Testimony by Molly R.
I met my husband, Bob, at UCLA; we were both Economics majors and studied together. Initially, I had no idea we would be more than study buddies, but a year after graduation, we were married. We had our first son, Joe, and a little later, we were expecting our second baby, another boy!
Everything was going smoothly until my 20-week ultrasound. I was told that my son was missing a left arm and I'd have to go back for a more in-depth ultrasound. Missing a limb can be caused by serious genetic disorders that often result in the baby’s death within weeks or months of birth. I was devastated by the possibility of my baby dying within a few months of life. My heart ached.

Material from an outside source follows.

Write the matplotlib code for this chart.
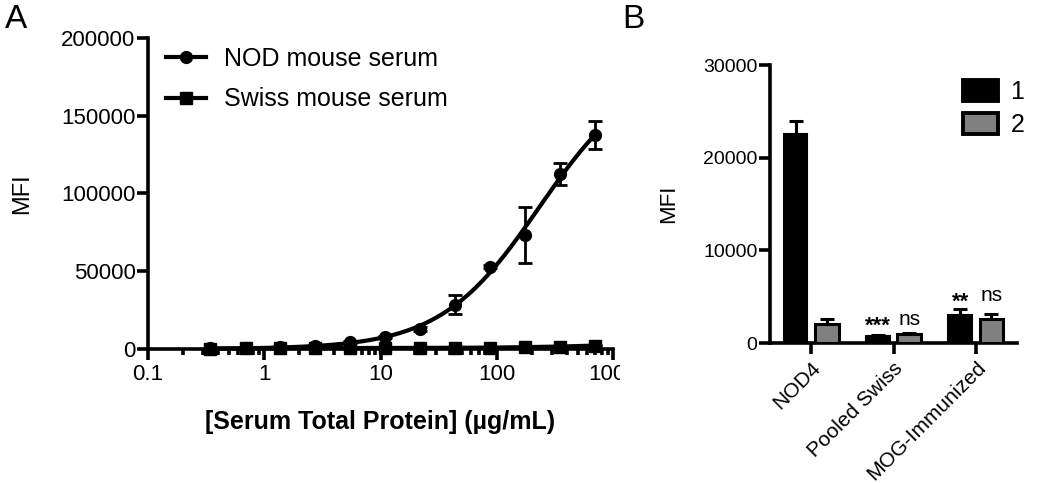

Two days later, when my husband and I went back for the second ultrasound, we got to see our baby in 3D ultrasound. He was so cute – even the ultrasound technician said so! And best of all, we found out that he was perfectly healthy except for a missing left hand. There were no genetic disorders that might cause an early death. I was so relieved!
Then my doctor said, "You're now going to talk to the geneticist about your future options, like termination." Those might have been the most hurtful words she could have said. I had just spent the last 48 hours in complete anxiety that my son might die so young, and now she was suggesting that we could just end his life now. I had worried what people might think of our son without an arm, and here she was suggesting that his life might be less valuable because of his condition. I had just seen his heart beating, his 10 toes and 5 fingers; he was sucking his thumb. I'm sure the doctor wasn't trying to be hurtful, but I cannot imagine a more insensitive and hurtful thing to say at that time.

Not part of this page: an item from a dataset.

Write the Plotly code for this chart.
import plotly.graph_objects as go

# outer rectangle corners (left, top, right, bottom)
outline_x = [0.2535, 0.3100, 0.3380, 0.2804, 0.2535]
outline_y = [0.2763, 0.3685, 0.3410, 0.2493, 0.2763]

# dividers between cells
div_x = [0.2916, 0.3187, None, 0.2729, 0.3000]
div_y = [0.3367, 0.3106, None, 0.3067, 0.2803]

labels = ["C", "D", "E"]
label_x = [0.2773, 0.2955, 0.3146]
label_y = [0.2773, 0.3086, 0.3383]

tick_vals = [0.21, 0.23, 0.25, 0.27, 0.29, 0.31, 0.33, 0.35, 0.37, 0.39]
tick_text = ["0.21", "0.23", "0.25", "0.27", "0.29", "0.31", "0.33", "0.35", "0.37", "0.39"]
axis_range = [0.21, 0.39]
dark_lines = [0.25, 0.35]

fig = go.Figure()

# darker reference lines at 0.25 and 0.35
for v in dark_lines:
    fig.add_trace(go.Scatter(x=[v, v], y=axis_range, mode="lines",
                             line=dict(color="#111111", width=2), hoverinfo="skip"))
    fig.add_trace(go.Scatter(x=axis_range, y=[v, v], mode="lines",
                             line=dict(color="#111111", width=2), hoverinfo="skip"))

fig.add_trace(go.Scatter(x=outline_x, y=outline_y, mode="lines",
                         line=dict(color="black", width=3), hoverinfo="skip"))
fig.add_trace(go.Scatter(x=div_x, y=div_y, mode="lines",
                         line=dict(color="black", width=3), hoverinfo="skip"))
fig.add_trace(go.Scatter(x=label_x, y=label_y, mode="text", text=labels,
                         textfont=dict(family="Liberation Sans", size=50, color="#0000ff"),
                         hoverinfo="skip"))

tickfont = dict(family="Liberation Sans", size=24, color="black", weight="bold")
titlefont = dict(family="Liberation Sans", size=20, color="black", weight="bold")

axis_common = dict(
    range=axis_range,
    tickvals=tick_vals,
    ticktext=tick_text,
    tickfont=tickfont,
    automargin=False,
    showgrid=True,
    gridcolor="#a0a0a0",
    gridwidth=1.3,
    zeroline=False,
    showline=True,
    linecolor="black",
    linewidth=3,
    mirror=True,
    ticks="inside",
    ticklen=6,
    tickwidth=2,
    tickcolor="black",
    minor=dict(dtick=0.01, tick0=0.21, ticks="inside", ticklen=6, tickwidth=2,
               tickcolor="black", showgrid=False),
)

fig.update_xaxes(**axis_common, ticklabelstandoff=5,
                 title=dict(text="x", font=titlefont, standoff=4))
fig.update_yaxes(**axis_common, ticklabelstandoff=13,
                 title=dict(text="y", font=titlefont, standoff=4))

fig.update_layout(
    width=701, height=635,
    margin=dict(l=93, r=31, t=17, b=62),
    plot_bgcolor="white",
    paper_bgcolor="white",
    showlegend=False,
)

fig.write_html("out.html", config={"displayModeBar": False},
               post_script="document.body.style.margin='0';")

Then my doctor said, "You're now going to talk to the geneticist about your future options, like termination."
Our son Robert Raphael is now a little over a year old, and we just love him! He loves playing with his older brother, Joe. He can hold things, throw things, and loves to climb on things. What we have seen, and what the pediatric hand specialist assured us, is that he adapts to everything. We have learned that being born without a hand is actually significantly easier to adapt to than losing a hand in an injury because your brain adapts to it from an early age. Will there be challenges in the future? I'm sure. But at least he knows that he will always be loved!